RELEITURAS OU PLÁGIO? O LIMITE DA CRIAÇÃO MUSICAL – Artigo de Demétrius Faustino

RELEITURAS OU PLÁGIO? O LIMITE DA CRIAÇÃO MUSICAL

 

Demétrius Faustino

 

Provavelmente você já escutou uma canção que te fez lembrar de outra, seja por versos parecidos, uma batida similar ou até mesmo por abordar um assunto semelhante.

Nesse contexto, grande parte da música brasileira acaba refletindo uma repetição de estilos, talvez devido à falta de originalidade, à ausência de esforço criativo ou a uma inspiração que, ainda que não seja intencional, é pouco exprimida. Isso muitas vezes resulta em obras que parecem cópias ou até apropriações indevidas de outras canções, levando à impressão de que a inovação se perdeu em meio a fórmulas que se repetem.

Um exemplo que ilustra essa questão é o caso da notória composição “Amigo”, de Roberto e Erasmo Carlos, em que um compositor argentino reivindicou a autoria da canção. O episódio gerou controvérsias, levantando debates sobre a linha sutil entre inspiração e possível apropriação de melodias e letras, demonstrando como essas questões podem se tornar delicadas no universo musical.

Há alguns anos, Catulo da Paixão Cearense deve ter se retorcido no túmulo ao ouvir os acordes de sua célebre composição “Ontem ao Luar” integrados à trilha sonora do filme Love Story. A semelhança entre as melodias gerou polêmica, sugerindo uma possível apropriação da obra do poeta brasileiro, destacando mais uma vez como fronteiras entre inspiração e plágio podem ser ambíguas e controversas.

Dizem que o tango Renúncia, de Gastão Lamounier, teria sido a primeira música brasileira a sofrer plágio no exterior. E falando em filme, outro exemplo foi o de Lua Bonita, de Zé do Norte, apresentada no célebre filme O Cangaceiro (1953). Embora o filme tenha sido amplamente elogiado internacionalmente, a inclusão da música gerou polêmicas, já que Zé do Norte não foi devidamente creditado e reconhecido por sua composição, com a autoria sendo atribuída ao maestro Migliori.
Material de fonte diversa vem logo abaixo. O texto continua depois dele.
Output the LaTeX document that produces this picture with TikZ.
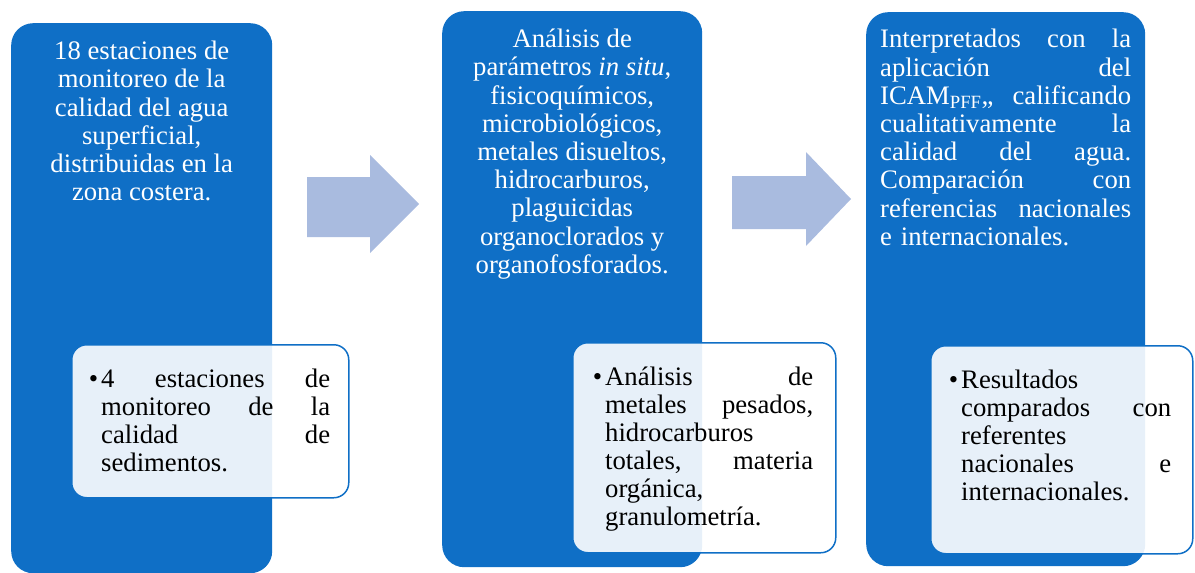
\documentclass[tikz,border=0pt]{standalone}
\usepackage{fontspec}
\setmainfont{Liberation Serif}
\usepackage{tikz}
\usetikzlibrary{positioning}

\definecolor{azul}{RGB}{15,111,198}
\definecolor{azulclaro}{RGB}{169,187,223}
\setlength{\parindent}{0pt}
\newcommand{\jline}[1]{\makebox[\hsize][s]{\spaceskip=\fontdimen2\font plus 1fil\relax #1}\\}
\newcommand{\vineta}{\llap{\textbullet\hspace{3pt}}}

\begin{document}
\begin{tikzpicture}[
    x=1pt, y=-1pt,
    bigbox/.style={rectangle, rounded corners=22pt, fill=azul, anchor=north west, inner sep=0pt},
    subbox/.style={rectangle, rounded corners=15pt, fill=white, fill opacity=0.9, draw=azul, line width=1.5pt, anchor=north west, inner sep=0pt},
    bigtext/.style={text=white, font=\fontsize{26.7}{28.2}\selectfont, inner sep=0pt, execute at begin node=\strut},
    subtext/.style={text=black, font=\fontsize{26.7}{28}\selectfont, inner sep=0pt, align=left, anchor=north west, execute at begin node=\strut},
    blockarrow/.style={fill=azulclaro}
]
\useasboundingbox (0,0) rectangle (1195,573);

% columna 1
\node[bigbox, minimum width=261pt, minimum height=550pt] (caja1) at (11,23) {};
\node[bigtext, align=center, anchor=north] (texto1) at ([yshift=-18pt]caja1.north)
    {18 estaciones de\\monitoreo de la\\calidad del agua\\superficial,\\distribuidas en la\\zona costera.};
\node[subbox, minimum width=277pt, minimum height=153pt] (sub1) at (71,344) {};
\node[subtext, text width=229pt] (subtexto1) at ([xshift=30pt,yshift=-24pt]sub1.north west)
    {\vineta\jline{4 estaciones de}\jline{monitoreo de la}\jline{calidad de}sedimentos.};

% flecha 1
\coordinate (f1) at (307,177);
\fill[blockarrow] (f1) -- ++(63,0) -- ++(0,-22) -- ++(49,49) -- ++(-49,49) -- ++(0,-16) -- ++(-63,0) -- cycle;

% columna 2
\node[bigbox, minimum width=260pt, minimum height=556pt] (caja2) at (442,11) {};
\node[bigtext, align=center, anchor=north] (texto2) at ([yshift=-18pt]caja2.north)
    {Análisis de\\parámetros \textit{in situ},\\fisicoquímicos,\\microbiológicos,\\metales disueltos,\\hidrocarburos,\\plaguicidas\\organoclorados y\\organofosforados.};
\node[subbox, minimum width=263pt, minimum height=210pt] (sub2) at (572,342) {};
\node[subtext, text width=208pt] (subtexto2) at ([xshift=33pt,yshift=-24pt]sub2.north west)
    {\vineta\jline{Análisis de}\jline{metales pesados,}hidrocarburos\\\jline{totales, materia}orgánica,\\granulometría.};

% flecha 2
\coordinate (f2) at (732,176);
\fill[blockarrow] (f2) -- ++(74,0) -- ++(0,-24) -- ++(45,47) -- ++(-45,47) -- ++(0,-17) -- ++(-74,0) -- cycle;

% columna 3
\node[bigbox, minimum width=279pt, minimum height=554pt] (caja3) at (866,12) {};
\node[bigtext, align=left, anchor=north west, text width=251pt] (texto3) at ([xshift=14pt,yshift=-16pt]caja3.north west)
    {\jline{Interpretados con la}\jline{aplicación del}\jline{ICAM\textsubscript{PFF},, calificando}\jline{cualitativamente la}\jline{calidad del agua.}\jline{Comparación con}\jline{referencias nacionales}e internacionales.};
\node[subbox, minimum width=262pt, minimum height=208pt] (sub3) at (930,345) {};
\node[subtext, text width=210pt] (subtexto3) at ([xshift=31pt,yshift=-24pt]sub3.north west)
    {\vineta Resultados\\\jline{comparados con}referentes\\\jline{nacionales e}internacionales.};
\end{tikzpicture}
\end{document}
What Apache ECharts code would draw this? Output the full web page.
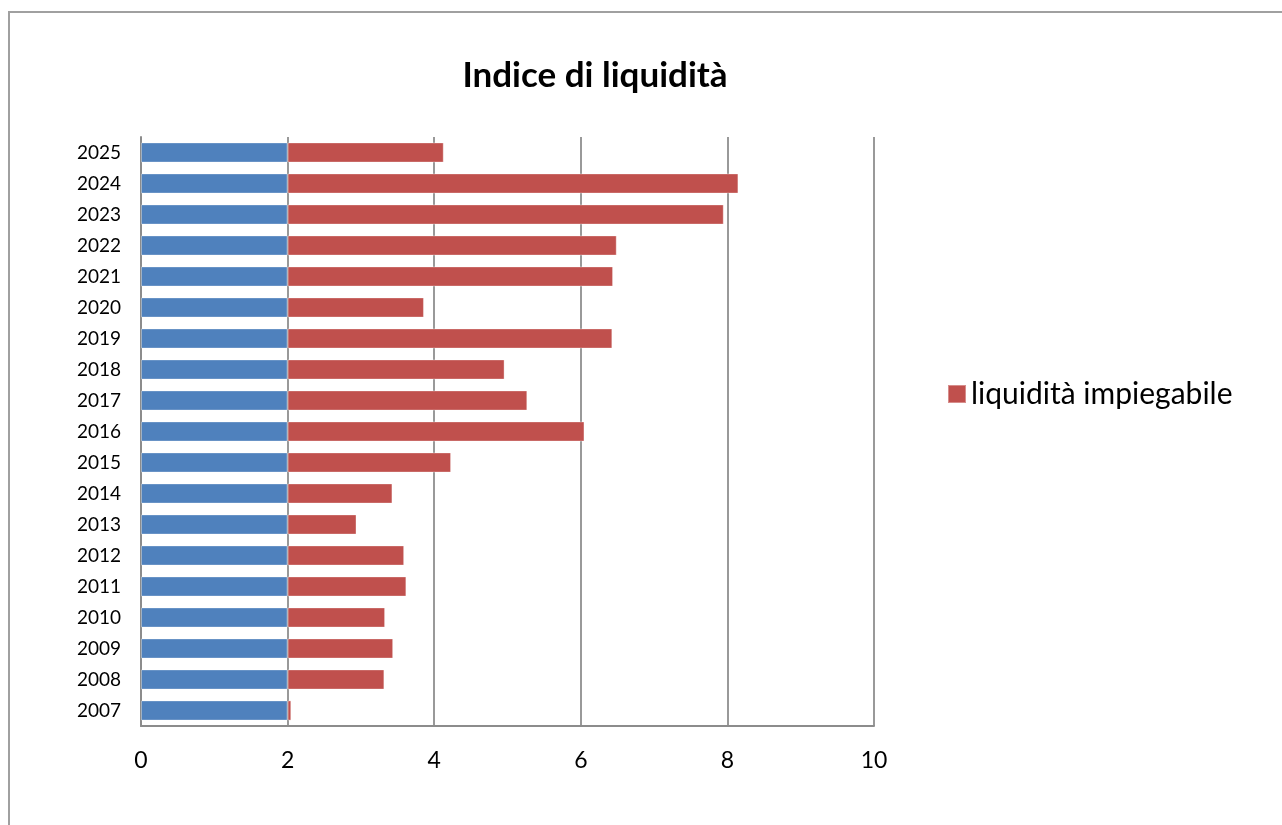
<!DOCTYPE html>
<html>
<head>
<meta charset="utf-8">
<script src="https://cdn.jsdelivr.net/npm/echarts@6/dist/echarts.min.js"></script>
<style>
html,body{margin:0;padding:0;background:#fff;}
#chart{width:1282px;height:825px;}
</style>
</head>
<body>
<div id="chart"></div>
<script>
const years = ['2007','2008','2009','2010','2011','2012','2013','2014','2015','2016','2017','2018','2019','2020','2021','2022','2023','2024','2025'];
const totals = [2.05,3.32,3.44,3.33,3.62,3.59,2.94,3.43,4.23,6.05,5.27,4.96,6.43,3.86,6.44,6.49,7.95,8.15,4.13];
const baseValues = [2,2,2,2,2,2,2,2,2,2,2,2,2,2,2,2,2,2,2];
const xTicks = [0,2,4,6,8,10];
const titleText = 'Indice di liquidità';
const seriesName = 'liquidità impiegabile';

const excess = totals.map((t, i) => +(t - baseValues[i]).toFixed(2));

const chart = echarts.init(document.getElementById('chart'));
const FONT = 'Lato, "Open Sans", sans-serif';
chart.setOption({
  animation: false,
  backgroundColor: '#fff',
  textStyle: { fontFamily: FONT },
  graphic: [{
    type: 'rect',
    shape: { x: 9, y: 12, width: 1300, height: 850 },
    style: { fill: 'none', stroke: '#a0a0a0', lineWidth: 2 },
    silent: true
  }],
  title: {
    text: titleText,
    left: 590,
    textAlign: 'center',
    top: 53,
    textStyle: { fontFamily: FONT, fontWeight: 'bold', fontSize: 35, color: '#000' }
  },
  legend: {
    data: [seriesName],
    left: 947,
    top: 379,
    padding: 0,
    itemWidth: 18,
    itemHeight: 18,
    itemGap: 10,
    icon: 'rect',
    textStyle: { fontFamily: FONT, fontSize: 30, color: '#000' }
  },
  grid: { left: 141, right: 408, top: 137, bottom: 99, containLabel: false },
  xAxis: {
    type: 'value',
    min: 0, max: 10, interval: 2,
    axisLine: { show: true, lineStyle: { color: '#8c8c8c', width: 2 } },
    axisTick: { show: false },
    axisLabel: { fontFamily: FONT, fontSize: 23, color: '#000', margin: 23,
      formatter: v => xTicks.includes(v) ? String(v) : '' },
    splitLine: { show: true, lineStyle: { color: '#999', width: 2 } }
  },
  yAxis: {
    type: 'category',
    data: years,
    axisLine: { show: true, lineStyle: { color: '#8c8c8c', width: 2 } },
    axisTick: { show: false },
    axisLabel: { fontFamily: FONT, fontSize: 19, color: '#000', margin: 20 },
    splitLine: { show: false }
  },
  series: [
    {
      name: 'base',
      type: 'bar',
      stack: 'tot',
      data: baseValues,
      barCategoryGap: '35%',
      itemStyle: { color: '#4F81BD', borderColor: 'rgba(255,255,255,0.35)', borderWidth: 1 }
    },
    {
      name: seriesName,
      type: 'bar',
      stack: 'tot',
      data: excess,
      barCategoryGap: '35%',
      itemStyle: { color: '#C0504D', borderColor: 'rgba(255,255,255,0.35)', borderWidth: 1 }
    }
  ]
});
</script>
</body>
</html>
O Carnaval, em sua atmosfera de tolerância, tem sido o paraíso dos copiadores, correndo atrás do sucesso fácil. Esse contexto, muitos artistas se aproveitam da efemeridade da festa para criar versões de músicas já consagradas ou seguir fórmulas repetitivas, em vez de investir em originalidade.

Exemplo não falta para ser seguido, já que talvez a primeira canção carnavalesca, o Zé Pereira, surgida entre 1869 e 1870, possivelmente é uma adaptação de uma marcha francesa, Les Pompiers de Nanterre. Esse episódio ilustra como, desde os primórdios do Carnaval, a apropriação de melodias e a adaptação de músicas estrangeiras sempre fizeram parte da dinâmica da música brasileira, refletindo uma busca por inovações a partir de influências externas.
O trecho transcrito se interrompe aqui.